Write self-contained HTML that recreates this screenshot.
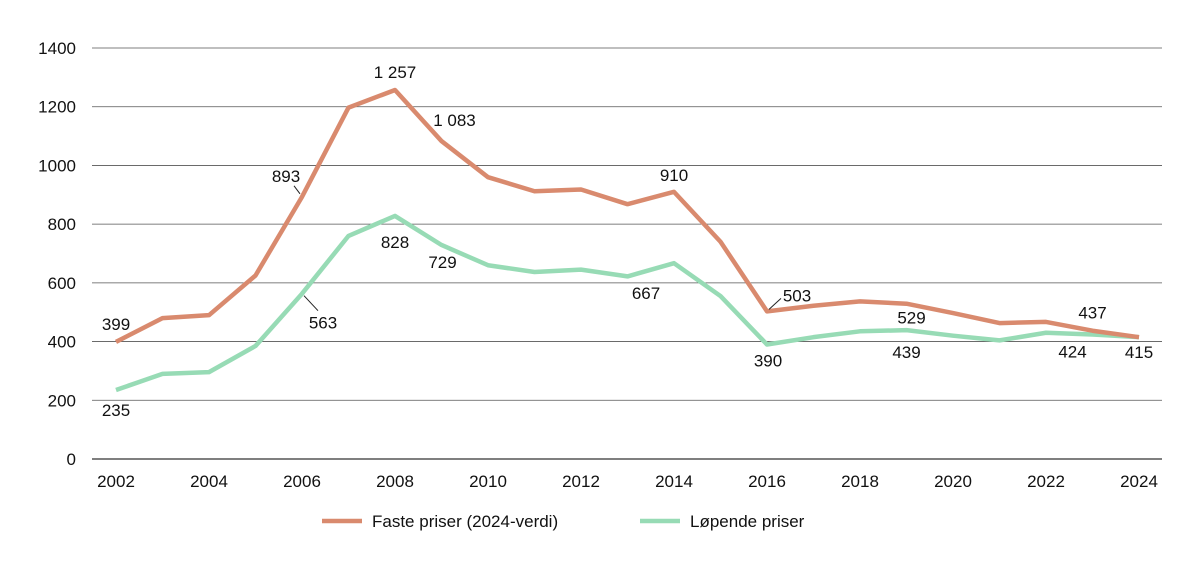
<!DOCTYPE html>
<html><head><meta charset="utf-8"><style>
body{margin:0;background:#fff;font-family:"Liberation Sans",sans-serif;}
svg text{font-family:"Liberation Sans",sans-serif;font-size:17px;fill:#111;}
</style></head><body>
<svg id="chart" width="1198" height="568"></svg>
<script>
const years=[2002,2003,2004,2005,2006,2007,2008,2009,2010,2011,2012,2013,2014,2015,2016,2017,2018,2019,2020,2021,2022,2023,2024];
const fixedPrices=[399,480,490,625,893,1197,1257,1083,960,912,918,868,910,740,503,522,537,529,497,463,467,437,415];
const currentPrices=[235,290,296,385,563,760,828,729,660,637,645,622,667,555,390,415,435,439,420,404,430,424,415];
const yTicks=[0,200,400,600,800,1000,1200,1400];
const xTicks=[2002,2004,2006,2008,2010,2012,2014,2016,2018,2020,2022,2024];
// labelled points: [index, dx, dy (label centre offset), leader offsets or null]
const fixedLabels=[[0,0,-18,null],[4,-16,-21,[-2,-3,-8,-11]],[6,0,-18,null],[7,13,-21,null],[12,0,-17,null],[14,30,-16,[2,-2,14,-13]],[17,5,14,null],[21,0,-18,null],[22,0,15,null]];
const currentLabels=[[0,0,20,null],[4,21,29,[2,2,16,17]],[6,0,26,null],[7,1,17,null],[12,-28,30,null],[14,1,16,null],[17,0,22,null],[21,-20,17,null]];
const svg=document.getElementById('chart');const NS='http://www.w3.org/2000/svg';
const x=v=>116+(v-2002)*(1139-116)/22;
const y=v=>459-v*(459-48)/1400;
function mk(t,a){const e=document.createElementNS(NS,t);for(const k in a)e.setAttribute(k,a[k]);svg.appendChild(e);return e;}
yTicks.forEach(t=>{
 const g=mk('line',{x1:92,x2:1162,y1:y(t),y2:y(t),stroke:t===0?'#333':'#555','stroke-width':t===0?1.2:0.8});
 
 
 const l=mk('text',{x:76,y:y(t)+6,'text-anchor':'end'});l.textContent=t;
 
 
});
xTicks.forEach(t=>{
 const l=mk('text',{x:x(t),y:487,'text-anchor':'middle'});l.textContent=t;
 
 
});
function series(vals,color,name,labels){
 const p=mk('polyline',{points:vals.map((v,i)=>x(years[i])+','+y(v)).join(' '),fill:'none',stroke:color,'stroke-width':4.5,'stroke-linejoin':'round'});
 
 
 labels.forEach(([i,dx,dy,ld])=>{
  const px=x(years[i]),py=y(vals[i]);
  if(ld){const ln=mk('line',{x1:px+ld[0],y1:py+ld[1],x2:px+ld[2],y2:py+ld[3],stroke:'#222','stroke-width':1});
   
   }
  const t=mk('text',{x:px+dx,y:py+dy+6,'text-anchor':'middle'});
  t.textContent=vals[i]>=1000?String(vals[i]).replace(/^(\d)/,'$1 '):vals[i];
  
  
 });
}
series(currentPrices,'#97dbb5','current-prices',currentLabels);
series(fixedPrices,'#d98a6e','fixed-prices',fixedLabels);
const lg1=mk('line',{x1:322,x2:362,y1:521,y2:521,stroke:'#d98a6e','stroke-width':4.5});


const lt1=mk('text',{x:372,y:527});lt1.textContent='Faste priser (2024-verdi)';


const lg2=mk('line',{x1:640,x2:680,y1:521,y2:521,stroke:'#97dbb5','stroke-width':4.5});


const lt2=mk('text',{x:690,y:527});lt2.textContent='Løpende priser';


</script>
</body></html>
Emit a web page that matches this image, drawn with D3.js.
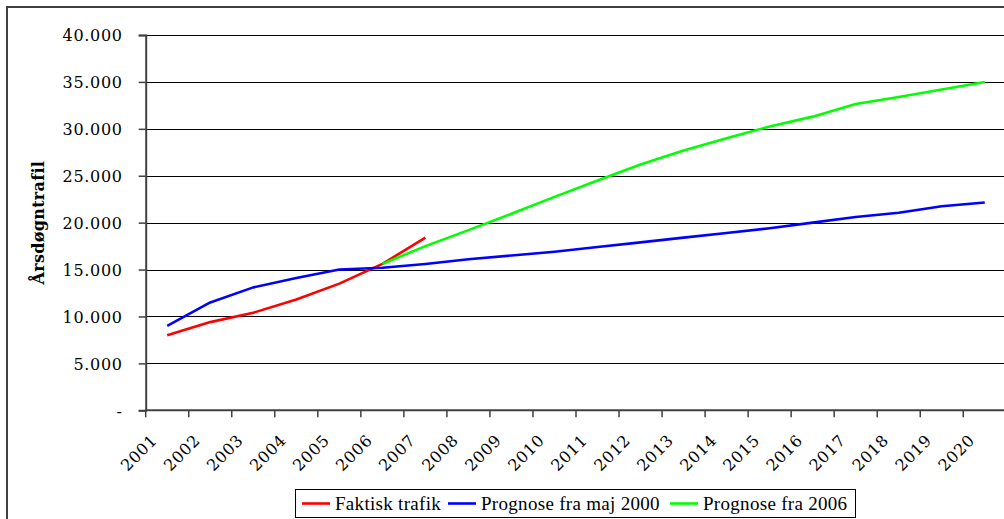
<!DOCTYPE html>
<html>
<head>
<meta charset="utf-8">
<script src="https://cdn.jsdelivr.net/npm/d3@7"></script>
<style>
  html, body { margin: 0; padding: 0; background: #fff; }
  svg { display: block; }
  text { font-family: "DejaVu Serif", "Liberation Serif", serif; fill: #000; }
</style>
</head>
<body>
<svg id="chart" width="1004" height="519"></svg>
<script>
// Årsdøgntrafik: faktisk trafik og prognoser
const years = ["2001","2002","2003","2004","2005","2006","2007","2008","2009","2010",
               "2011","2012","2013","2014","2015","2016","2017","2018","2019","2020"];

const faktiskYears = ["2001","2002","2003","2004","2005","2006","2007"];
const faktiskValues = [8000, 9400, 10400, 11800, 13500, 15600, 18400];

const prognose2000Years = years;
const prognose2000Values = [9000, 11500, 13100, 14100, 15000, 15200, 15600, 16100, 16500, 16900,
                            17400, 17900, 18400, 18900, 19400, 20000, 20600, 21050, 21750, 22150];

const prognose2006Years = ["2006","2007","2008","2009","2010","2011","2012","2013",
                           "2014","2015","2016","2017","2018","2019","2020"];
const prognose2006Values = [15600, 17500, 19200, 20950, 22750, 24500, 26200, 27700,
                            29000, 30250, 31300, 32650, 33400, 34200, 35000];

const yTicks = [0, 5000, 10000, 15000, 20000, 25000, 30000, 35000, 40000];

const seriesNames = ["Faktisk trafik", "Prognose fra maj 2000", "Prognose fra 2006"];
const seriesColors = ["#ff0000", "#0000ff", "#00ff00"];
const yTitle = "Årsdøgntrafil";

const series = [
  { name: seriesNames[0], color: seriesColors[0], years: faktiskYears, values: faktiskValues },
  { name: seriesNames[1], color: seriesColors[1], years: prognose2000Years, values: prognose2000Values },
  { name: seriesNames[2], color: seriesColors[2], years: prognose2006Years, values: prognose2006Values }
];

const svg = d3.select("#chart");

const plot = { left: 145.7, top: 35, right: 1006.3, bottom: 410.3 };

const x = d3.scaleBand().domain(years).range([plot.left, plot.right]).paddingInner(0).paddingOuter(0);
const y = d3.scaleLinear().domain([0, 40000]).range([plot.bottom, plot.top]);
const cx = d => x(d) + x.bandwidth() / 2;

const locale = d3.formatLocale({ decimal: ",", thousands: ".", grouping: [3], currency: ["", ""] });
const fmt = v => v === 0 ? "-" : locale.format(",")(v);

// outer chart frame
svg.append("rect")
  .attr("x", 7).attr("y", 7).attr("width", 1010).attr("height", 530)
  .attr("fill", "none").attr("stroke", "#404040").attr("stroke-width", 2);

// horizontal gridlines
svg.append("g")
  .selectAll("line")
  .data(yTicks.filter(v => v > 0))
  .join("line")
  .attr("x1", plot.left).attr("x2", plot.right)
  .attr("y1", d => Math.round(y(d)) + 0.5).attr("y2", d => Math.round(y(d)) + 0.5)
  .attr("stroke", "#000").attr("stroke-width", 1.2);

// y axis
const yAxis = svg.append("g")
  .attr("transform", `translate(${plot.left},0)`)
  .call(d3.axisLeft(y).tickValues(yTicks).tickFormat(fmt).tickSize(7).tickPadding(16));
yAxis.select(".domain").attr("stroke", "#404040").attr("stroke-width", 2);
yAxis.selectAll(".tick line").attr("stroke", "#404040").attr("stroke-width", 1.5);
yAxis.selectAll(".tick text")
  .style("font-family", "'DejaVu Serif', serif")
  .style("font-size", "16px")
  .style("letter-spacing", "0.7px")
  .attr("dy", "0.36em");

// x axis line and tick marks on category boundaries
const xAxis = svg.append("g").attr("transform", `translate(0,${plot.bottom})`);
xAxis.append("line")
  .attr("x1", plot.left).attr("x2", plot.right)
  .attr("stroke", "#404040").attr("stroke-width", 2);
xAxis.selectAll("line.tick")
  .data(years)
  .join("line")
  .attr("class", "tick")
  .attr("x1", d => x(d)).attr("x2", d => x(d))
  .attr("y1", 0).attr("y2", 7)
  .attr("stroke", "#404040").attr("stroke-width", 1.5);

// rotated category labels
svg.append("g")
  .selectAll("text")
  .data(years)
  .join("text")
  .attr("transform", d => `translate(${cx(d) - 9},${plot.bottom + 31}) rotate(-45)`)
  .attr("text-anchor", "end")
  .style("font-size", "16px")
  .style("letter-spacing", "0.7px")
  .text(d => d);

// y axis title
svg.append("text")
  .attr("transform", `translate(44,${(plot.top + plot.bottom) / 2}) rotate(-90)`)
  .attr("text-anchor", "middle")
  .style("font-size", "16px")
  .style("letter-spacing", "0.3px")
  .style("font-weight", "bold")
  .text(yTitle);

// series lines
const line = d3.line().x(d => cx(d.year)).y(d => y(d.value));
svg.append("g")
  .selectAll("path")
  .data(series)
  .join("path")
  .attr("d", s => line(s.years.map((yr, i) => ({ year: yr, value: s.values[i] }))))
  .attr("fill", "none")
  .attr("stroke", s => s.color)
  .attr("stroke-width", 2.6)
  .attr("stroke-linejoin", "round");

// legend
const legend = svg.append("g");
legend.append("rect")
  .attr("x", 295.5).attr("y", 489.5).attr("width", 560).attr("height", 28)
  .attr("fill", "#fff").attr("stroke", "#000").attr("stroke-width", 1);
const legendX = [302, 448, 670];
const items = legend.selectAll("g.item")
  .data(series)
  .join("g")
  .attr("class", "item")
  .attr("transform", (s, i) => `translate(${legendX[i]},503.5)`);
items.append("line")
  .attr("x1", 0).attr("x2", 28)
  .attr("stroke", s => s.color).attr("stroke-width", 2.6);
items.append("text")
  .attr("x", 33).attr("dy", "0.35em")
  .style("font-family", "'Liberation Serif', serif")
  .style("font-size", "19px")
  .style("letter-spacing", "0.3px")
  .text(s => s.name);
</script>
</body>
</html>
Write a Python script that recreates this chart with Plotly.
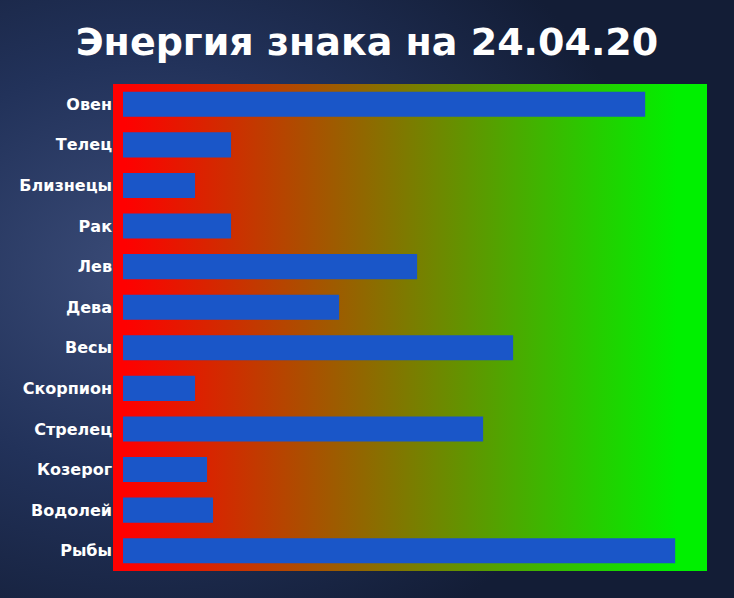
----------------------------------------
*Written exercise*.
Scan the listing above. Collect all lines with the word "Write".

*Response below*.
Write self-contained HTML that recreates this screenshot.
Write a Python script that recreates this chart with Plotly.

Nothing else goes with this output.